Exports head for end-of-year bounce

PUBLISHED : Thursday, 31 October, 2013, 2:57am
UPDATED : Thursday, 31 October, 2013, 2:57am

Exports may enjoy high single-digit growth this year because of better-than-expected deliveries of electronic goods and smartphone accessories ahead of Christmas, according to the Federation of Hong Kong Industries.

But the Trade Development Council is less optimistic and has maintained its export growth forecast of 4 per cent for the whole year, saying it would be a tall order to double the export growth rate from 3.2 per cent in the first nine months to 6 or 7 per cent for the full year.

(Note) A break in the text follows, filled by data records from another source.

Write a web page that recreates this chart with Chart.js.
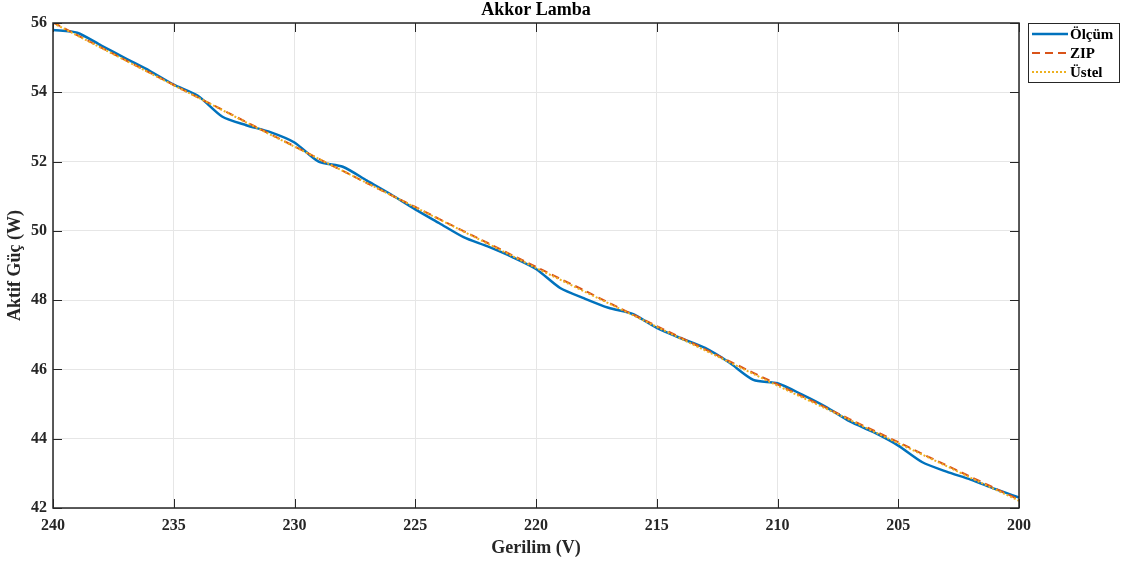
<!DOCTYPE html>
<html>
<head>
<meta charset="utf-8">
<title>Akkor Lamba</title>
<script src="https://cdn.jsdelivr.net/npm/chart.js@4/dist/chart.umd.min.js"></script>
<style>
  html, body { margin: 0; padding: 0; background: #fff; }
  #wrap { width: 1131px; height: 568px; }
</style>
</head>
<body>
<div id="wrap"><canvas id="akkor-chart" width="1131" height="568"></canvas></div>
<script>
// gerilim adimlari (V), 240'tan 200'e
const voltages = [240, 239, 238, 237, 236, 235, 234, 233, 232, 231, 230,
  229, 228, 227, 226, 225, 224, 223, 222, 221, 220,
  219, 218, 217, 216, 215, 214, 213, 212, 211, 210,
  209, 208, 207, 206, 205, 204, 203, 202, 201, 200];

// olculen aktif guc (W)
const measured = [55.80, 55.72, 55.35, 54.98, 54.62, 54.22, 53.90, 53.30, 53.05, 52.85, 52.55,
  52.00, 51.85, 51.45, 51.05, 50.62, 50.22, 49.82, 49.55, 49.25, 48.90,
  48.35, 48.05, 47.78, 47.60, 47.20, 46.90, 46.62, 46.20, 45.70, 45.60,
  45.28, 44.92, 44.50, 44.18, 43.80, 43.32, 43.05, 42.82, 42.55, 42.30];

// ZIP modeli
const zipModel = [56.02, 55.65, 55.29, 54.93, 54.57, 54.21, 53.85, 53.50, 53.14, 52.79, 52.44,
  52.08, 51.73, 51.38, 51.03, 50.69, 50.34, 49.99, 49.65, 49.30, 48.96,
  48.62, 48.28, 47.93, 47.59, 47.25, 46.92, 46.58, 46.24, 45.90, 45.57,
  45.23, 44.90, 44.56, 44.23, 43.90, 43.56, 43.23, 42.90, 42.57, 42.24];

// ustel model
const expModel = [56.00, 55.64, 55.28, 54.92, 54.56, 54.20, 53.85, 53.49, 53.13, 52.78, 52.43,
  52.08, 51.73, 51.38, 51.03, 50.68, 50.33, 49.98, 49.63, 49.28, 48.93,
  48.59, 48.25, 47.91, 47.57, 47.23, 46.89, 46.55, 46.21, 45.87, 45.53,
  45.20, 44.87, 44.54, 44.20, 43.87, 43.54, 43.21, 42.87, 42.54, 42.21];

const xTicks = [240, 235, 230, 225, 220, 215, 210, 205, 200];
const yTicks = [42, 44, 46, 48, 50, 52, 54, 56];

const seriesNames = ["Ölçüm", "ZIP", "Üstel"];

const FONT = "'Liberation Serif', 'Times New Roman', serif";
const AXIS_COLOR = "#262626";

const toPoints = (vals) => vals.map((v, i) => ({ x: voltages[i], y: v }));

// eksen kutusu, iceri dogru tik cizgileri, baslik ve lejant
const matlabFrame = {
  id: "matlabFrame",
  afterDatasetsDraw(chart) {
    const { ctx, chartArea: a, scales } = chart;
    ctx.save();
    ctx.strokeStyle = AXIS_COLOR;
    ctx.lineWidth = 1.5;
    ctx.strokeRect(a.left, a.top, a.right - a.left, a.bottom - a.top);

    ctx.lineWidth = 1;
    const tl = 9;
    ctx.beginPath();
    xTicks.forEach((t) => {
      const px = Math.round(scales.x.getPixelForValue(t)) + 0.5;
      ctx.moveTo(px, a.bottom); ctx.lineTo(px, a.bottom - tl);
      ctx.moveTo(px, a.top); ctx.lineTo(px, a.top + tl);
    });
    yTicks.forEach((t) => {
      const py = Math.round(scales.y.getPixelForValue(t)) + 0.5;
      ctx.moveTo(a.left, py); ctx.lineTo(a.left + tl, py);
      ctx.moveTo(a.right, py); ctx.lineTo(a.right - tl, py);
    });
    ctx.stroke();
    ctx.restore();
  },
  afterDraw(chart) {
    const { ctx, chartArea: a } = chart;
    ctx.save();
    // baslik
    ctx.fillStyle = "#000";
    ctx.font = "bold 18px " + FONT;
    ctx.textAlign = "center";
    ctx.textBaseline = "middle";
    ctx.fillText("Akkor Lamba", (a.left + a.right) / 2, 10);

    // lejant
    const bx = a.right + 9, by = a.top, bw = 91, bh = 59;
    ctx.fillStyle = "#fff";
    ctx.fillRect(bx, by, bw, bh);
    ctx.strokeStyle = AXIS_COLOR;
    ctx.lineWidth = 1;
    ctx.strokeRect(bx + 0.5, by + 0.5, bw, bh);
    ctx.font = "bold 15px " + FONT;
    ctx.textAlign = "left";
    chart.data.datasets.forEach((ds, i) => {
      const y = by + 11 + i * 19;
      ctx.strokeStyle = ds.borderColor;
      ctx.lineWidth = ds.borderWidth;
      ctx.setLineDash(ds.borderDash || []);
      ctx.beginPath();
      ctx.moveTo(bx + 4, y);
      ctx.lineTo(bx + 40, y);
      ctx.stroke();
      ctx.setLineDash([]);
      ctx.fillStyle = "#000";
      ctx.fillText(ds.label, bx + 42, y + 1);
    });
    ctx.restore();
  }
};

const chartConfig = {
  type: "line",
  data: {
    datasets: [
      {
        label: seriesNames[0],
        data: toPoints(measured),
        borderColor: "#0072BD",
        borderWidth: 2.5,
        tension: 0.25,
        pointRadius: 0,
        order: 3,
      },
      {
        label: seriesNames[1],
        data: toPoints(zipModel),
        borderColor: "#D95319",
        borderWidth: 2,
        borderDash: [8, 5],
        pointRadius: 0,
        order: 2,
      },
      {
        label: seriesNames[2],
        data: toPoints(expModel),
        borderColor: "#EDB120",
        borderWidth: 2,
        borderDash: [2, 2],
        pointRadius: 0,
        order: 1,
      },
    ],
  },
  options: {
    responsive: false,
    animation: false,
    layout: { padding: { top: 23, right: 112, left: 0, bottom: 0 } },
    plugins: {
      legend: { display: false },
      tooltip: { enabled: false },
      title: { display: false },
    },
    scales: {
      x: {
        type: "linear",
        min: 200,
        max: 240,
        reverse: true,
        afterFit: (s) => { s.height = 60; },
        afterBuildTicks: (s) => { s.ticks = xTicks.map((v) => ({ value: v })); },
        grid: { color: "#e6e6e6", drawTicks: false },
        border: { display: false },
        ticks: {
          padding: 8,
          color: AXIS_COLOR,
          font: { family: FONT, size: 16, weight: "bold" },
        },
        title: {
          display: true,
          text: "Gerilim (V)",
          color: AXIS_COLOR,
          font: { family: FONT, size: 18, weight: "bold" },
          padding: { top: 0, bottom: 9 },
        },
      },
      y: {
        min: 42,
        max: 56,
        afterFit: (s) => { s.width = 53; },
        afterBuildTicks: (s) => { s.ticks = yTicks.map((v) => ({ value: v })); },
        grid: { color: "#e6e6e6", drawTicks: false },
        border: { display: false },
        ticks: {
          padding: 6,
          color: AXIS_COLOR,
          font: { family: FONT, size: 16, weight: "bold" },
        },
        title: {
          display: true,
          text: "Aktif Güç (W)",
          color: AXIS_COLOR,
          font: { family: FONT, size: 18, weight: "bold" },
          padding: { top: 5, bottom: 0 },
        },
      },
    },
  },
  plugins: [matlabFrame],
};

const myChart = new Chart(document.getElementById("akkor-chart"), chartConfig);
</script>
</body>
</html>
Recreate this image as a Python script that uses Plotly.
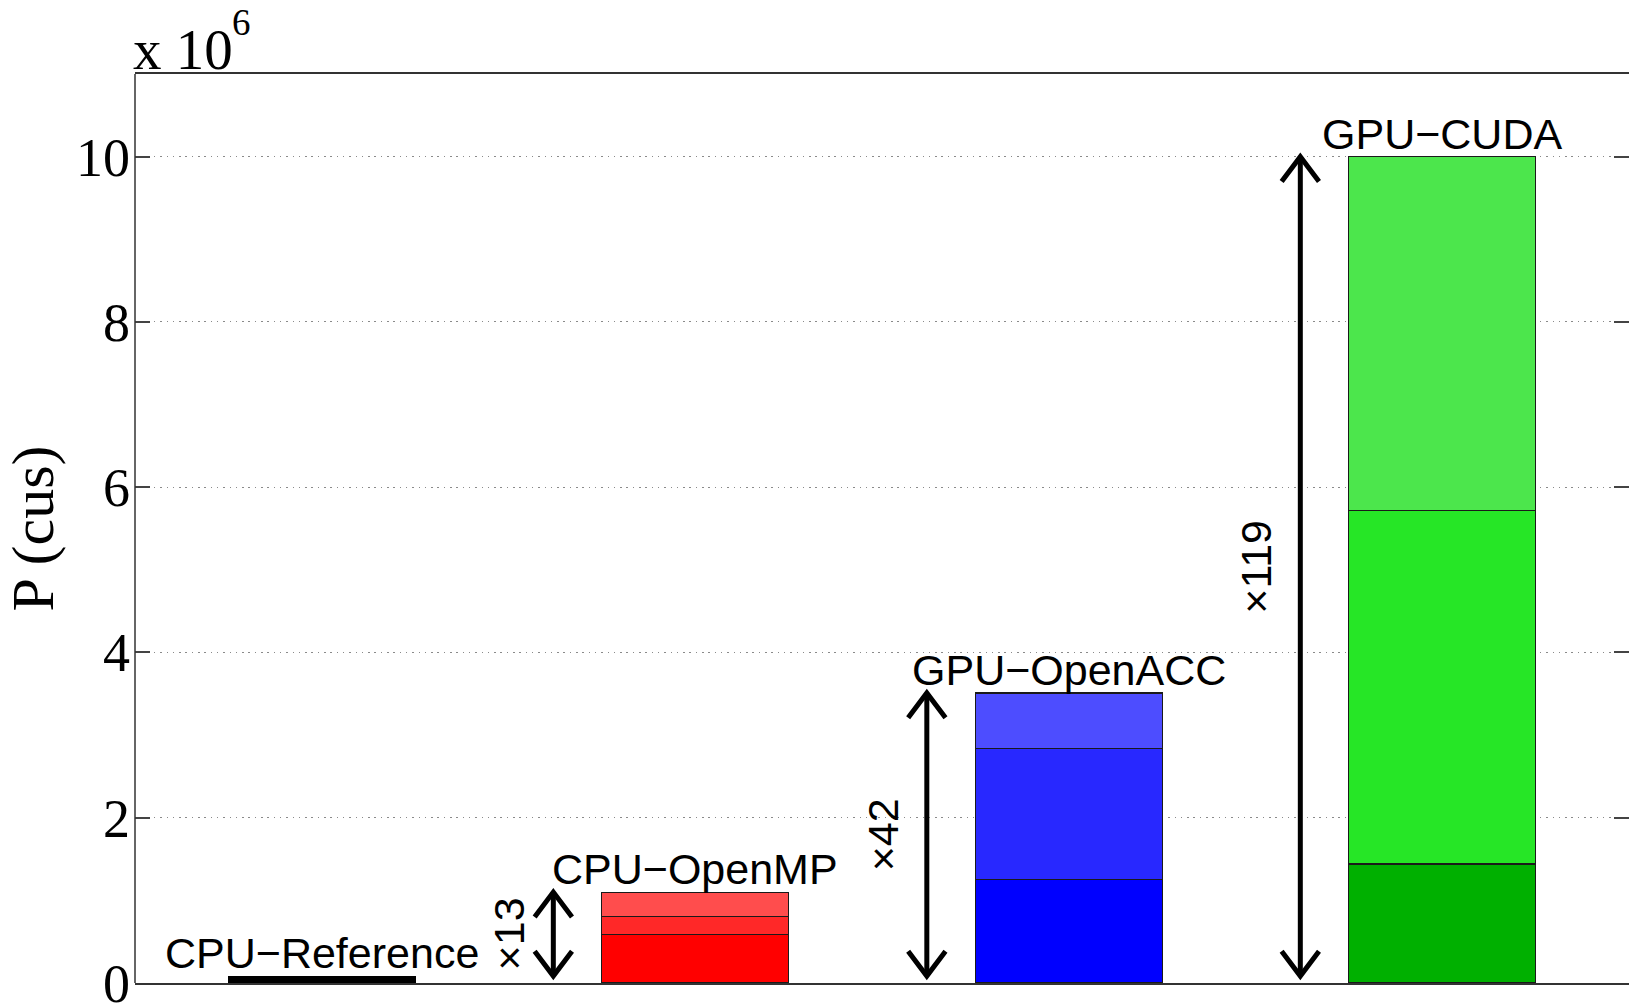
import plotly.graph_objects as go

# ---------------- data (units of 10^6 cus) ----------------
categories = ["CPU\u2212Reference", "CPU\u2212OpenMP", "GPU\u2212OpenACC", "GPU\u2212CUDA"]
positions = [1, 2, 3, 4]
reference_value = 0.084
# stacked segments for the parallel versions (OpenMP, OpenACC, CUDA)
seg_bottom = [0.59, 1.25, 1.44]
seg_middle = [0.21, 1.59, 4.28]
seg_top = [0.30, 0.67, 4.28]
speedups = ["\u00d713", "\u00d742", "\u00d7119"]
y_ticks = [0, 2, 4, 6, 8, 10]

col_bottom = ["#FF0000", "#0000FF", "#00B000"]
col_middle = ["#FF2828", "#2828FF", "#26E626"]
col_top = ["#FF4D4D", "#4D4DFF", "#4CE64C"]

totals = [a + b + c for a, b, c in zip(seg_bottom, seg_middle, seg_top)]

LABEL_FONT = dict(family="Liberation Sans, Arial, sans-serif", size=43, color="black")
SERIF = "Liberation Serif, Times New Roman, serif"

fig = go.Figure()

fig.add_trace(go.Bar(x=[positions[0]], y=[reference_value], width=0.5,
                     marker=dict(color="black", line=dict(color="black", width=1)),
                     showlegend=False, hoverinfo="skip"))
for seg, cols in [(seg_bottom, col_bottom), (seg_middle, col_middle), (seg_top, col_top)]:
    fig.add_trace(go.Bar(x=positions[1:], y=seg, width=0.5,
                         marker=dict(color=cols, line=dict(color="#1a1a1a", width=1.2)),
                         showlegend=False, hoverinfo="skip"))

# double-headed speed-up arrows (from reference level to the bar total)
arrow_offset = 0.38   # left of bar centre, in category units
head_dx = 0.05
head_dy = 0.30
for p, tot, lab in zip(positions[1:], totals, speedups):
    ax = p - arrow_offset
    xs = [ax, ax, None,
          ax - head_dx, ax, ax + head_dx, None,
          ax - head_dx, ax, ax + head_dx]
    ys = [reference_value, tot, None,
          tot - head_dy, tot, tot - head_dy, None,
          reference_value + head_dy, reference_value, reference_value + head_dy]
    fig.add_trace(go.Scatter(x=xs, y=ys, mode="lines",
                             line=dict(color="black", width=5),
                             showlegend=False, hoverinfo="skip"))
    fig.add_annotation(x=ax, y=(tot + reference_value) / 2, text=lab,
                       textangle=-90, showarrow=False, xshift=-44,
                       font=LABEL_FONT, xanchor="center", yanchor="middle")

# bar labels
for p, name, top in zip(positions, categories, [reference_value] + totals):
    fig.add_annotation(x=p, y=top, text=name, showarrow=False,
                       xanchor="center", yanchor="bottom", yshift=-3,
                       font=LABEL_FONT)

# exponent label ("x 10" with raised "6")
fig.add_annotation(xref="paper", yref="paper", x=0, y=1, xanchor="left", yanchor="bottom",
                   text="x 10", showarrow=False, yshift=-9, xshift=-4,
                   font=dict(family=SERIF, size=57, color="black"))
fig.add_annotation(xref="paper", yref="paper", x=0, y=1, xanchor="left", yanchor="bottom",
                   text="6", showarrow=False, yshift=29, xshift=95,
                   font=dict(family=SERIF, size=37, color="black"))

# left axis line
fig.add_shape(type="line", xref="paper", yref="paper", x0=0, x1=0, y0=0, y1=1,
              line=dict(color="#333333", width=1.5))

fig.update_layout(
    width=1629, height=1003,
    margin=dict(l=135, r=0, t=74, b=20),
    plot_bgcolor="white", paper_bgcolor="white",
    barmode="stack", bargap=0.5,
    xaxis=dict(range=[0.5, 4.5], showticklabels=False, ticks="", showgrid=False,
               zeroline=False, showline=True, mirror=True, automargin=False,
               linecolor="#333333", linewidth=1.5),
    yaxis=dict(range=[0, 11], tickvals=y_ticks, ticks="inside", ticklen=15,
               tickwidth=1.5, tickcolor="#444444", mirror="ticks", showline=False,
               zeroline=False, showgrid=True, gridcolor="#8a8a8a", gridwidth=1.2,
               griddash="1.5px,4.8px", ticklabelstandoff=4, automargin=False,
               ticklabeloverflow="allow",
               tickfont=dict(family=SERIF, size=54, color="black"),
               title=dict(text="P (cus)", font=dict(family=SERIF, size=60, color="black"),
                          standoff=4)),
)

fig.write_html("out.html", config={"displayModeBar": False},
               post_script="document.body.style.margin='0';document.body.style.overflow='hidden';")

Nicholas Kwan, the TDC's research director, said that while traders' sentiment had become optimistic over the past month, the growth was confined to a few sectors. "I don't see room for Hong Kong exports to rise by double digits in the final quarter," he said. "We do expect, however, that there will be better prospects next year."

Stanley Lau Chin-ho, the chairman of the FHKI, agreed that the growth was focused on several sectors.

"Electronics is strong overall, especially accessories for smartphones and smart watches," Lau said.

Toys were flat in general but some special toys and gadgets had become hits.

Garments and apparel were weak, with US retailer chain Wal-Mart and sportswear giant Nike slashing orders amid rising inventory, according to Hong Kong suppliers.

With US companies trying to double exports in the five years to 2014, Lau - owner of one of the largest watchmakers in the Pearl River Delta - said he and other Hong Kong manufacturers had been approached by American investors to move part of their production lines to the US.

"They offered tax waivers and other incentives," he said. "But I don't think it would be any easier to find workers there than on the mainland, nor will they be any cheaper."

Boston Consulting Group, a global management consulting firm, said production costs in coastal China would only be 10 to 15 per cent lower than that of the southern US by 2015, taking into account mainland workers' productivity, which the firm estimated will only reach 40 per cent of Americans' by 2015.

The value of Hong Kong's exports to the US fell 0.2 per cent in the January-September period, compared to a jump of 17.6 per cent for US imports into the city.